Georg-Johann Lay <avr@xxxxxxxx> · Mon, 27 May 2019 12:25:03 +0200

Jeffrey Walton schrieb:
I'm testing some byte swap code from William Hohl's book on ARM
assembly language programming.

According to Hohl (p. 74) the byte swap should be coded as follows:

    eor    r1, r0, r0, ror #16
    bic    r1, r1, #0xff0000
    mov    r0, r0, ror #8
    eor    r0, r0, r1, lsr #8

When I convert to GCC extended ASM:

  unsigned int byteswap(unsigned int value)
  {
    unsigned int temp;
    __asm__ ("eor    %1, %0, %0, ror #16    \n\t"
             "bic    %1, %1, #0xff0000      \n\t"
             "mov    %0, %0, ror #8         \n\t"
             "eor    %0, %0, %1, lsr #8     \n\t"
             : "+r" (value), "+r" (temp));
    return value;
  }

There is a spurious move when a scratch register is used. Instead of 4
instructions there are 5. The mov r3, #0 was introduced with the
scratch register.

    mov r3, #0
    eor r3, r0, r0, ror #16
    bic r3, r3, #0xff0000
    mov r0, r0, ror #8
    eor r0, r0, r3, lsr #8

According to Goldbot (https://godbolt.org/z/jmIya9 ), the spurious
move is present in GCC 6.4 - GCC 8.3.

I don't want to do the temp register that way (claiming it is an input
and an output that I want), but it is the only way to get a scratch
register according to GCC Extended ASM HowTo.

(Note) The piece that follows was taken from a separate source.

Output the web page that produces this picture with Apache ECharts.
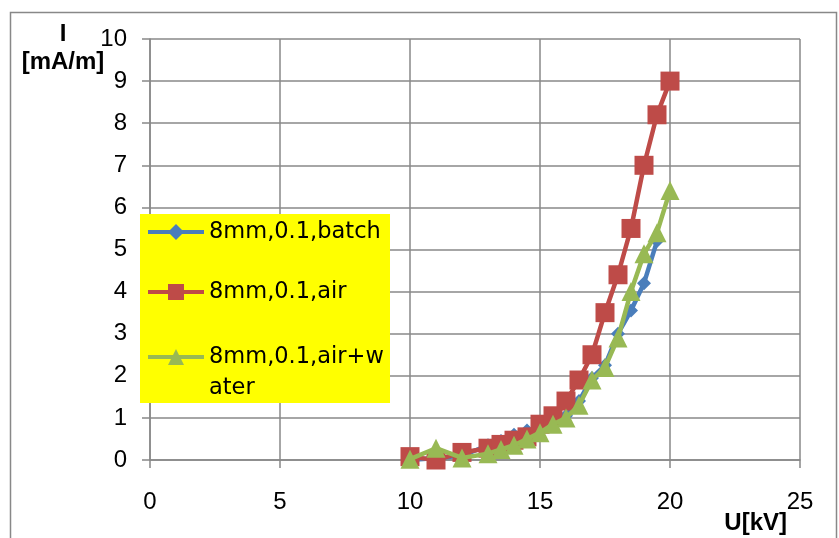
<!DOCTYPE html>
<html>
<head>
<meta charset="utf-8">
<script src="https://cdn.jsdelivr.net/npm/echarts@6/dist/echarts.min.js"></script>
<style>
  html, body { margin: 0; padding: 0; background: #fff; }
  #chart { width: 839px; height: 538px; }
</style>
</head>
<body>
<div id="chart"></div>
<script>
// Applied voltage U [kV]
const voltages = [10, 11, 12, 13, 13.5, 14, 14.5, 15, 15.5, 16, 16.5, 17, 17.5, 18, 18.5, 19, 19.5, 20];

// Current per unit length I [mA/m]
const batch    = [0.0, 0.05, 0.1, 0.35, 0.45, 0.6, 0.7, 0.75, 0.9, 1.05, 1.4, 1.95, 2.25, 3.0, 3.55, 4.2, 5.2];
const air      = [0.08, 0.0, 0.18, 0.28, 0.37, 0.47, 0.55, 0.85, 1.05, 1.4, 1.9, 2.5, 3.5, 4.4, 5.5, 7.0, 8.2, 9.0];
const airWater = [0.02, 0.28, 0.05, 0.15, 0.25, 0.35, 0.5, 0.65, 0.85, 1.0, 1.3, 1.9, 2.2, 2.9, 4.0, 4.9, 5.4, 6.4];

const seriesNames = ['8mm,0.1,batch', '8mm,0.1,air', '8mm,0.1,air+water'];
const xTicks = [0, 5, 10, 15, 20, 25];
const yTicks = [0, 1, 2, 3, 4, 5, 6, 7, 8, 9, 10];

const pairs = (ys) => ys.map((y, i) => [voltages[i], y]);

const GRID_COLOR = '#888888';
const AXIS_FONT = 'Liberation Sans, Arial, sans-serif';
const LEGEND_FONT = 'DejaVu Sans, sans-serif';

const legendBase = {
  orient: 'vertical',
  left: 146,
  padding: 0,
  itemWidth: 56,
  itemHeight: 20,
  z: 10,
  selectedMode: false,
  lineStyle: { width: 4 },
  textStyle: { fontFamily: LEGEND_FONT, fontSize: 22.5, color: '#000', lineHeight: 31 }
};

const chart = echarts.init(document.getElementById('chart'), null, { renderer: 'canvas' });

chart.setOption({
  animation: false,
  backgroundColor: '#ffffff',
  graphic: [
    {
      type: 'rect', z: 0,
      shape: { x: 10.5, y: 12.5, width: 826, height: 560 },
      style: { fill: 'none', stroke: GRID_COLOR, lineWidth: 1.5 }
    },
    {
      type: 'rect', z: 5,
      shape: { x: 140, y: 214, width: 250, height: 189 },
      style: { fill: '#ffff00' }
    }
  ],
  legend: [
    Object.assign({}, legendBase, { top: 232 - 15.5, data: [seriesNames[0]] }),
    Object.assign({}, legendBase, { top: 292 - 15.5, data: [seriesNames[1]] }),
    // wrapped label: an empty first line keeps the marker level with the first text line
    Object.assign({}, legendBase, {
      top: 357 - 46.5,
      data: [seriesNames[2]],
      formatter: () => '\n8mm,0.1,air+w\nater'
    })
  ],
  grid: { left: 150, right: 39, top: 39, bottom: 78, outerBoundsMode: 'none', containLabel: false },
  xAxis: {
    type: 'value',
    min: xTicks[0], max: xTicks[xTicks.length - 1], interval: 5,
    name: 'U[kV]',
    nameLocation: 'end',
    nameGap: 0,
    nameMoveOverlap: false,
    nameTextStyle: {
      fontFamily: AXIS_FONT, fontSize: 24, fontWeight: 'bold', color: '#000',
      align: 'right', verticalAlign: 'top', padding: [51, 13, 0, 0]
    },
    axisLine: { show: true, lineStyle: { color: GRID_COLOR, width: 1.5 } },
    axisTick: { show: true, length: 8, lineStyle: { color: GRID_COLOR, width: 1.5 } },
    axisLabel: { fontFamily: AXIS_FONT, fontSize: 24, color: '#000', margin: 30 },
    splitLine: { show: true, lineStyle: { color: GRID_COLOR, width: 1.5 } }
  },
  yAxis: {
    type: 'value',
    min: yTicks[0], max: yTicks[yTicks.length - 1], interval: 1,
    name: 'I\n[mA/m]',
    nameLocation: 'end',
    nameGap: 19,
    nameMoveOverlap: false,
    nameTextStyle: {
      fontFamily: AXIS_FONT, fontSize: 24, fontWeight: 'bold', color: '#000',
      align: 'center', verticalAlign: 'top', lineHeight: 28, padding: [0, 174, 0, 0]
    },
    axisLine: { show: true, lineStyle: { color: GRID_COLOR, width: 1.5 } },
    axisTick: { show: true, length: 8, lineStyle: { color: GRID_COLOR, width: 1.5 } },
    axisLabel: { fontFamily: AXIS_FONT, fontSize: 24, color: '#000', margin: 23 },
    splitLine: { show: true, lineStyle: { color: GRID_COLOR, width: 1.5 } }
  },
  series: [
    {
      name: seriesNames[0], type: 'line', data: pairs(batch),
      symbol: 'diamond', symbolSize: 14,
      lineStyle: { color: '#4a7ebb', width: 4.5 },
      itemStyle: { color: '#4a7ebb' }, z: 2
    },
    {
      name: seriesNames[1], type: 'line', data: pairs(air),
      symbol: 'rect', symbolSize: 19,
      lineStyle: { color: '#be4b48', width: 4.5 },
      itemStyle: { color: '#be4b48' }, z: 3
    },
    {
      name: seriesNames[2], type: 'line', data: pairs(airWater),
      symbol: 'triangle', symbolSize: 19,
      lineStyle: { color: '#98b954', width: 4.5 },
      itemStyle: { color: '#98b954' }, z: 4
    }
  ]
});
</script>
</body>
</html>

Huh? temp is not used as an input, at least it is not initialized
with a value.  Some versions of GCC just cook up a value in such
a situation.  Just try "=r" (temp) which states that temp is just
an output value instead of output and input.

Early-clobber (&) is not needed here because value is output,
hence cannot overlap with temp.

And if this code is supposed to be fast, you usually implement
the hosting function as static inline.  Moreover, GCC provides
__builtin_bswap32 (value) which accomplished what you are after.

Johann

How do I code this up and avoid the extra move?

Jeff